Let S be a system of N particles, and let \vec{F}_{i} be the net force acting upon the i'th particle.
The system's S rate of change of kinetic energy equals the sum of the particles' rates of change of kinetic energy.
Thus, if K_{i} is the kinetic energy of the i'th particle, the rate of change is:
\frac{dK_{i}}{dt}=\frac{d}{dt}(\frac{m_{i}\vec{v}_{i}^{2}}{2})=m_{i}\vec{a}_{i}\cdot\vec{v}_{i}=\vec{F}_{i}\cdot\vec{v}_{i}
where \vec{v}_{i},\vec{a}_{i},m_{i} is the i'th particle's velocity, acceleration and mass, respectively.
Now, the frictional force acting upon an object (or system S) acts upon the the "particle" directly in contact with the ground.
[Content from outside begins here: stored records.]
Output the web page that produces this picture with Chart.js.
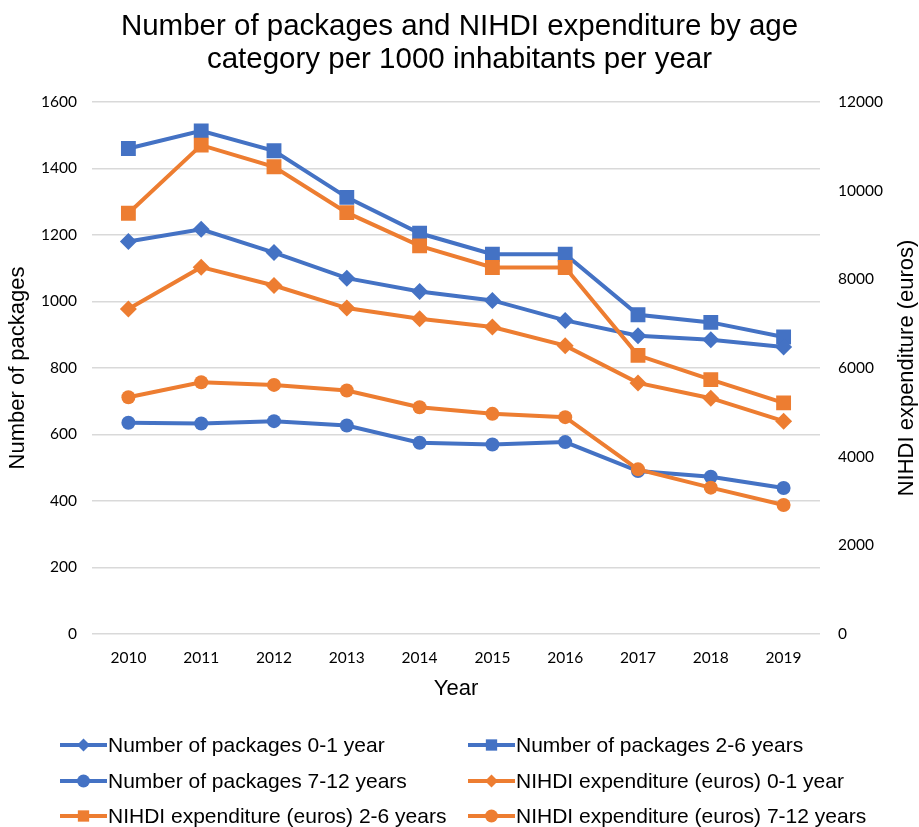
<!DOCTYPE html>
<html>
<head>
<meta charset="utf-8">
<script src="https://cdn.jsdelivr.net/npm/chart.js@4"></script>
<style>
  body { margin: 0; background: #fff; }
  #wrap { width: 919px; height: 827px; }
</style>
</head>
<body>
<div id="wrap"><canvas id="nihdiChart" width="919" height="827"></canvas></div>
<script>
var years = ["2010", "2011", "2012", "2013", "2014", "2015", "2016", "2017", "2018", "2019"];

// number of packages per 1000 inhabitants (left axis)
var packages01 = [1180, 1217, 1147, 1070, 1030, 1003, 943, 897, 885, 863];
var packages26 = [1460, 1513, 1453, 1313, 1205, 1142, 1142, 960, 937, 893];
var packages712 = [635, 633, 640, 627, 575, 570, 577, 490, 473, 439];

// NIHDI expenditure in euros per 1000 inhabitants (right axis)
var expenditure01 = [7328, 8273, 7860, 7350, 7110, 6923, 6503, 5663, 5318, 4800];
var expenditure26 = [9488, 11025, 10537, 9502, 8753, 8265, 8265, 6285, 5738, 5213];
var expenditure712 = [5340, 5678, 5618, 5490, 5115, 4965, 4890, 3713, 3300, 2910];

var seriesLabels = [
    "Number of packages 0-1 year",
    "Number of packages 2-6 years",
    "Number of packages 7-12 years",
    "NIHDI expenditure (euros) 0-1 year",
    "NIHDI expenditure (euros) 2-6 years",
    "NIHDI expenditure (euros) 7-12 years"
];

var blue = "#4472C4";
var orange = "#ED7D31";
var tickFont = { family: "Lato, 'Open Sans', sans-serif", size: 15.5 };
var textFont = "'Liberation Sans', Arial, sans-serif";

function series(label, data, color, style, radius, axis, order) {
    return {
        label: label,
        data: data,
        borderColor: color,
        backgroundColor: color,
        borderWidth: 4,
        pointStyle: style,
        pointRadius: radius,
        pointBorderWidth: 0,
        pointBackgroundColor: color,
        tension: 0,
        yAxisID: axis,
        order: order
    };
}

function plainNumber(value) {
    return String(value);
}

// legend laid out in two columns below the plot
var gridLegend = {
    id: "gridLegend",
    afterDraw: function (chart) {
        var ctx = chart.ctx;
        var colX = [60, 468];
        var rowY = [745, 781, 816];
        ctx.save();
        chart.data.datasets.forEach(function (ds, i) {
            var x = colX[i % 2];
            var y = rowY[Math.floor(i / 2)];
            ctx.strokeStyle = ds.borderColor;
            ctx.lineWidth = 4;
            ctx.beginPath();
            ctx.moveTo(x, y);
            ctx.lineTo(x + 47, y);
            ctx.stroke();
            ctx.fillStyle = ds.backgroundColor;
            Chart.helpers.drawPoint(ctx, {
                pointStyle: ds.pointStyle,
                radius: ds.pointStyle === "rect" ? 8 : 6.5,
                borderWidth: 0,
                rotation: 0
            }, x + 23.5, y);
            ctx.fillStyle = "#000";
            ctx.font = "21px " + textFont;
            ctx.textBaseline = "middle";
            ctx.textAlign = "left";
            ctx.fillText(ds.label, x + 48, y + 1);
        });
        // right axis title, reading bottom to top
        var area = chart.chartArea;
        ctx.font = "22px " + textFont;
        ctx.translate(907, (area.top + area.bottom) / 2);
        ctx.rotate(-Math.PI / 2);
        ctx.textAlign = "center";
        ctx.fillText("NIHDI expenditure (euros)", 0, 0);
        ctx.restore();
    }
};

var config = {
    type: "line",
    data: {
        labels: years,
        datasets: [
            series(seriesLabels[0], packages01, blue, "rectRot", 8.5, "yLeft", 2),
            series(seriesLabels[1], packages26, blue, "rect", 10.5, "yLeft", 2),
            series(seriesLabels[2], packages712, blue, "circle", 7, "yLeft", 2),
            series(seriesLabels[3], expenditure01, orange, "rectRot", 8.5, "yRight", 1),
            series(seriesLabels[4], expenditure26, orange, "rect", 10.5, "yRight", 1),
            series(seriesLabels[5], expenditure712, orange, "circle", 7, "yRight", 1)
        ]
    },
    options: {
        responsive: false,
        animation: false,
        devicePixelRatio: 1,
        layout: { padding: { left: 0, right: 0, top: 0, bottom: 121 } },
        plugins: {
            legend: { display: false },
            tooltip: { enabled: false },
            title: {
                display: true,
                text: ["Number of packages and NIHDI expenditure by age",
                       "category per 1000 inhabitants per year"],
                color: "#000",
                font: { family: textFont, size: 29.5, weight: "normal", lineHeight: 1.1 },
                padding: { top: 11, bottom: 26 }
            }
        },
        scales: {
            x: {
                offset: true,
                grid: { display: false, drawTicks: false },
                border: { display: false },
                ticks: { color: "#000", font: tickFont, padding: 15 },
                title: { display: true, text: "Year", color: "#000",
                         font: { family: textFont, size: 22 }, padding: { top: 4, bottom: 4 } },
                afterFit: function (s) { s.height = 72; }
            },
            yLeft: {
                position: "left",
                min: 0, max: 1600,
                ticks: { stepSize: 200, color: "#000", font: tickFont, padding: 15, callback: plainNumber },
                grid: { color: "#d9d9d9", lineWidth: 1.5, drawTicks: false },
                border: { display: false },
                title: { display: true, text: "Number of packages", color: "#000",
                         font: { family: textFont, size: 22 }, padding: { top: 5, bottom: 0 } },
                afterFit: function (s) { s.width = 92; }
            },
            yRight: {
                position: "right",
                min: 0, max: 12000,
                ticks: { stepSize: 2000, color: "#000", font: tickFont, padding: 18, callback: plainNumber },
                grid: { display: false, drawTicks: false },
                border: { display: false },
                afterFit: function (s) { s.width = 99; }
            }
        }
    },
    plugins: [gridLegend]
};

var nihdiChart = new Chart(document.getElementById("nihdiChart"), config);
</script>
</body>
</html>
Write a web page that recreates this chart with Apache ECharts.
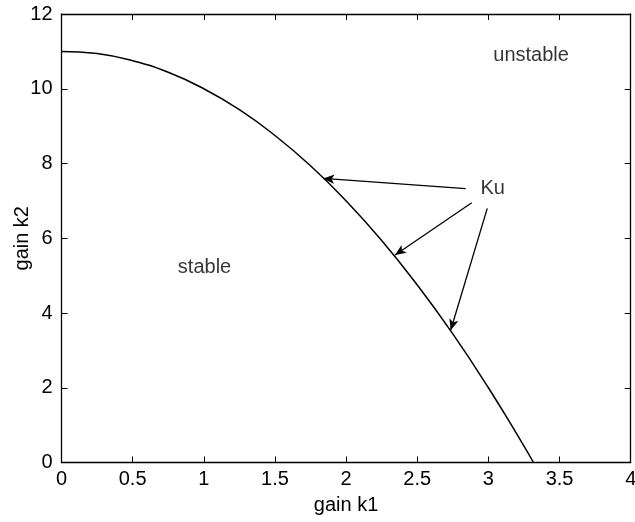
<!DOCTYPE html>
<html><head><meta charset="utf-8">
<script src="https://cdn.jsdelivr.net/npm/echarts@6/dist/echarts.min.js"></script>
<style>html,body{margin:0;padding:0;background:#fff}#c{width:635px;height:522px}</style>
</head><body><div id="c"></div>
<script>
const k1 = [0,0.25,0.5,0.75,1,1.25,1.5,1.75,2,2.25,2.5,2.75,3,3.25,3.317];
const k2 = [11,10.94,10.75,10.44,10,9.44,8.75,7.94,7,5.94,4.75,3.44,2,0.44,0];
const xTicks = [0,0.5,1,1.5,2,2.5,3,3.5,4];
const yTicks = [0,2,4,6,8,10,12];
const arrows = [
  [[2.84,7.33],[1.84,7.60]],
  [[2.883,6.95],[2.344,5.55]],
  [[2.992,6.80],[2.735,3.54]]
];
const labels = [
  {name:'Ku', pos:[3.03,7.33]},
  {name:'stable', pos:[1.005,5.23]},
  {name:'unstable', pos:[3.30,10.9]}
];
const font = 'Liberation Sans, Arial, sans-serif';
const FS = 20;
const chart = echarts.init(document.getElementById('c'));
const tickStyle = {show:true, inside:true, length:6, lineStyle:{color:'#000', width:1}};
const axisLine = {show:true, onZero:false, lineStyle:{color:'#000', width:1.3}};
chart.setOption({
  animation:false,
  backgroundColor:'#fff',
  grid:{left:61.5, right:4.3, top:14, bottom:59.5, containLabel:false, outerBoundsMode:'none'},
  xAxis:[
    {type:'value', min:0, max:4, interval:0.5, position:'bottom',
     axisLine, axisTick:tickStyle, splitLine:{show:false},
     axisLabel:{color:'#000', fontSize:FS, fontFamily:font, margin:7,
       formatter:v=> xTicks.includes(v)? String(v):''},
     name:'gain k1', nameLocation:'middle', nameGap:33, nameMoveOverlap:false,
     nameTextStyle:{color:'#000', fontSize:FS, fontFamily:font}},
    {type:'value', min:0, max:4, interval:0.5, position:'top',
     axisLine, axisTick:tickStyle, axisLabel:{show:false}, splitLine:{show:false}}
  ],
  yAxis:[
    {type:'value', min:0, max:12, interval:2, position:'left',
     axisLine, axisTick:tickStyle, splitLine:{show:false},
     axisLabel:{color:'#000', fontSize:FS, fontFamily:font, margin:9,
       formatter:v=> yTicks.includes(v)? String(v):''},
     name:'gain k2', nameLocation:'middle', nameGap:29, nameMoveOverlap:false,
     nameTextStyle:{color:'#000', fontSize:FS, fontFamily:font}},
    {type:'value', min:0, max:12, interval:2, position:'right',
     axisLine, axisTick:tickStyle, axisLabel:{show:false}, splitLine:{show:false}}
  ],
  series:[
    {type:'line', data:k1.map((x,i)=>[x,k2[i]]), smooth:true, showSymbol:false,
     lineStyle:{color:'#000', width:1.5},
     markLine:{silent:true, symbol:['none','arrow'], symbolSize:[7,11],
       label:{show:false},
       lineStyle:{color:'#000', width:1.3, type:'solid'},
       data: arrows.map(a=>[{coord:a[0]},{coord:a[1]}])}},
    {type:'scatter', symbolSize:0, silent:true,
     data: labels.map(l=>({name:l.name, value:l.pos})),
     label:{show:true, position:'inside', formatter:'{b}', color:'#000',
       fontSize:FS, fontFamily:font}}
  ]
});
</script></body></html>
Since the particle at the contact point is MOMENTARILY AT REST, its velocity is 0, and hence, the frictional force acting upon it cannot change its OR THE REST OF THE SYSTEM's kinetic energy! Otherwise stated, in rolling, friction does NO WORK.
In sliding, however, the particle at the contact point has a non-zero velocity, and hence, the friction force does non-zero work on the particle, and hence on the system as well.